### ENTRIES

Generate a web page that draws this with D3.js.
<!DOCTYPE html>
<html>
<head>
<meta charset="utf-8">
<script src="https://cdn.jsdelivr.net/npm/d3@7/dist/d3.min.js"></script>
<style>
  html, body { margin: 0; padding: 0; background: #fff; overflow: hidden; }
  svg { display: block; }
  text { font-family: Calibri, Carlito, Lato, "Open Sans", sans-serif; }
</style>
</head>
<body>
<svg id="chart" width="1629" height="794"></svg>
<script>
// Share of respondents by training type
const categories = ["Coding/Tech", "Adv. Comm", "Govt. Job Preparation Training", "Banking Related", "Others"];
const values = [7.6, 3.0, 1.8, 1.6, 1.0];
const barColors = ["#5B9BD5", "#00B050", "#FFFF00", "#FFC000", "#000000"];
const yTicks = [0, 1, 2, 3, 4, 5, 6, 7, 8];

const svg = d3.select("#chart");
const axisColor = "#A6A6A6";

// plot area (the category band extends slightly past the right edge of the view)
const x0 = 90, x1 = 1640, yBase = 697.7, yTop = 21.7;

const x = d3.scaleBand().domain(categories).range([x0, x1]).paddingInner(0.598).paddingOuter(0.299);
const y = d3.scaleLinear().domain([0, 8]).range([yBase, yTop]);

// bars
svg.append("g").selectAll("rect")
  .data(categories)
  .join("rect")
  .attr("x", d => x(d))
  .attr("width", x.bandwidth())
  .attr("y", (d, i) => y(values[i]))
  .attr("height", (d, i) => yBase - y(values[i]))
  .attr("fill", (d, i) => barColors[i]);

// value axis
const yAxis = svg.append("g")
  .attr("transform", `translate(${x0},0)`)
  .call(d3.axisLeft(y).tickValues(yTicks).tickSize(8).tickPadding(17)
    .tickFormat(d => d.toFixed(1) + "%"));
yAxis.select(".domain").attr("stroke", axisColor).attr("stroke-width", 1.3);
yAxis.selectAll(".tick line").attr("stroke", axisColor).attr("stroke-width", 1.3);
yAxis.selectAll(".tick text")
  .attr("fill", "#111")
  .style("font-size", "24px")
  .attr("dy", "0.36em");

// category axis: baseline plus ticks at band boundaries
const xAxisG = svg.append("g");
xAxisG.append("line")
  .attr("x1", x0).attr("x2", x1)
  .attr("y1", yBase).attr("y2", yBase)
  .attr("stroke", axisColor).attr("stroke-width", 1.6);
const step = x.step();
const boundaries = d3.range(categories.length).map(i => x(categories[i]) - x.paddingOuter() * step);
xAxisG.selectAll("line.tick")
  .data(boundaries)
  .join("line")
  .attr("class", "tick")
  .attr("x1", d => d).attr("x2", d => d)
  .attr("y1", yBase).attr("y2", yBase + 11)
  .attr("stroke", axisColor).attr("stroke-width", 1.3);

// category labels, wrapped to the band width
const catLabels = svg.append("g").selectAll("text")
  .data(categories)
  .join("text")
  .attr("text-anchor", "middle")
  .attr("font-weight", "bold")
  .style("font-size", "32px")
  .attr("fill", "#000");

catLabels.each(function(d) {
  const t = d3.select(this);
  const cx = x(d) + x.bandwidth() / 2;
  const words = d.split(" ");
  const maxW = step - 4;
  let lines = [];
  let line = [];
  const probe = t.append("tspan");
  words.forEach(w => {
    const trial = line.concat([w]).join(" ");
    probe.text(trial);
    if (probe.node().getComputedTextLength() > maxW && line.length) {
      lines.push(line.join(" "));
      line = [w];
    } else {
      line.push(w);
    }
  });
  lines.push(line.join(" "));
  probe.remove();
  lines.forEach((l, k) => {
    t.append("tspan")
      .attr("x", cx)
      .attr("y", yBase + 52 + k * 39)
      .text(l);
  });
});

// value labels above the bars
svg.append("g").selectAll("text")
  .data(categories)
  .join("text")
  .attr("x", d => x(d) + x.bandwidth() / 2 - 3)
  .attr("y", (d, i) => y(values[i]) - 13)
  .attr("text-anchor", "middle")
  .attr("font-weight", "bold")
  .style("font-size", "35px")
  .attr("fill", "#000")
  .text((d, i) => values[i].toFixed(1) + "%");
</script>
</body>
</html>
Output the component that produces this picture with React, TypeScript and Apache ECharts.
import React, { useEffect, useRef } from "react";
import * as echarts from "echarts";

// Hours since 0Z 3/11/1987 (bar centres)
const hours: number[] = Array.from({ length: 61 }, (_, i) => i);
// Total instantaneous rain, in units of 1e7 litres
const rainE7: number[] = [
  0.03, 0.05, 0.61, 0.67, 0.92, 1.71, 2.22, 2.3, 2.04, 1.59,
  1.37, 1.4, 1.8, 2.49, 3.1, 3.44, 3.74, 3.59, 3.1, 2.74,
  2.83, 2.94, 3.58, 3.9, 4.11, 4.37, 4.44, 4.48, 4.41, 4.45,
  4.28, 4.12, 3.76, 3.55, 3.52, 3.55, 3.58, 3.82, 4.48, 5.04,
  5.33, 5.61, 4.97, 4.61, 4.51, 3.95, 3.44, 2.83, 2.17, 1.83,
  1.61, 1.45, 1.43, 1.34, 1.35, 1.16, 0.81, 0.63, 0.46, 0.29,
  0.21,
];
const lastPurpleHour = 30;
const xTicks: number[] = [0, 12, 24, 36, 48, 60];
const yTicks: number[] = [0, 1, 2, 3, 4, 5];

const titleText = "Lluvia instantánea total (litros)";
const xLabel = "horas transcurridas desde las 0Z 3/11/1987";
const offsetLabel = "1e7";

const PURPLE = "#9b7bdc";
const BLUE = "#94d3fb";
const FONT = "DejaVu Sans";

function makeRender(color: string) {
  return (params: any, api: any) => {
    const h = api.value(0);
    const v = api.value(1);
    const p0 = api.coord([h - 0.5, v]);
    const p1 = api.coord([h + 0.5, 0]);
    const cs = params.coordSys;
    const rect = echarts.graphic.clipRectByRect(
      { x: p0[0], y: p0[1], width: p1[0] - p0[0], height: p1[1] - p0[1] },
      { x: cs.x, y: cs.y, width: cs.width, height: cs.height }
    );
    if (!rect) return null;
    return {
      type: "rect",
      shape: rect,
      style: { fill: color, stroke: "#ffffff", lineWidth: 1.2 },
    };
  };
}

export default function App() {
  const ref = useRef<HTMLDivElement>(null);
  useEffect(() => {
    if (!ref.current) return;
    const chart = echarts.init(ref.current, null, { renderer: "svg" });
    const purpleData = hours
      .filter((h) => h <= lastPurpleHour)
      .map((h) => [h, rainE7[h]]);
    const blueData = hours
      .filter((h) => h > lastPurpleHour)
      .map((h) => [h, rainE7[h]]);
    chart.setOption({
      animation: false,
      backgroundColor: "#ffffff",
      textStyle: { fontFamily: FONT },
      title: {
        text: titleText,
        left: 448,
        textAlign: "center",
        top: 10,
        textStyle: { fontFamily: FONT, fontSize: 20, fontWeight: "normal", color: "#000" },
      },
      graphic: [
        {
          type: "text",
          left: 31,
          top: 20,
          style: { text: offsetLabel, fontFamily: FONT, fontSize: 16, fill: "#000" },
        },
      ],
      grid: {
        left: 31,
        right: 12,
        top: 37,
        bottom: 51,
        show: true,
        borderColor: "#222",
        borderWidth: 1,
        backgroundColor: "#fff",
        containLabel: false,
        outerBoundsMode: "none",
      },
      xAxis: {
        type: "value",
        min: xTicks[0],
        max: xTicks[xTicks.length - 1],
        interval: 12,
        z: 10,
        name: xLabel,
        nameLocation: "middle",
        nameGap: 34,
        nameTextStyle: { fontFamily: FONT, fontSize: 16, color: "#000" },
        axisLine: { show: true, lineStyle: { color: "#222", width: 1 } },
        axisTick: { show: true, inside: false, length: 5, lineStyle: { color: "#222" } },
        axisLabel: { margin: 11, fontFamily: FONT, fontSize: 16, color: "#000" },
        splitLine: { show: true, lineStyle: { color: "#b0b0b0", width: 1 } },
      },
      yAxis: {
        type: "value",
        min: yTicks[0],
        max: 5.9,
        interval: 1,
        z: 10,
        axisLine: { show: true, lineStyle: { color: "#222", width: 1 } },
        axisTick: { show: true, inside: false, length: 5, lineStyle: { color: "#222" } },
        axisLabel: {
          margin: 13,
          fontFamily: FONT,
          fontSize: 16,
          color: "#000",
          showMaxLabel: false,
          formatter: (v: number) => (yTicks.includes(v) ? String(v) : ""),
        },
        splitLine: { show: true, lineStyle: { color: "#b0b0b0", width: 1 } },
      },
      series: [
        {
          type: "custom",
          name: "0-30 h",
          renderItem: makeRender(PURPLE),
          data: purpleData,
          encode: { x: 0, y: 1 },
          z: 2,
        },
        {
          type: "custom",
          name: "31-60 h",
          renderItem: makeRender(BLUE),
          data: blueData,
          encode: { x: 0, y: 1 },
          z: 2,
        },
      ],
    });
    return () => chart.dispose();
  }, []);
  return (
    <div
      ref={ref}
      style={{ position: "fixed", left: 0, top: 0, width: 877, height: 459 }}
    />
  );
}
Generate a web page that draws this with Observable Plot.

### YOUR TASK
Show all lines from the data above in which the word "picture" appears.

### TASK RESPONSE
Output the component that produces this picture with React, TypeScript and Apache ECharts.

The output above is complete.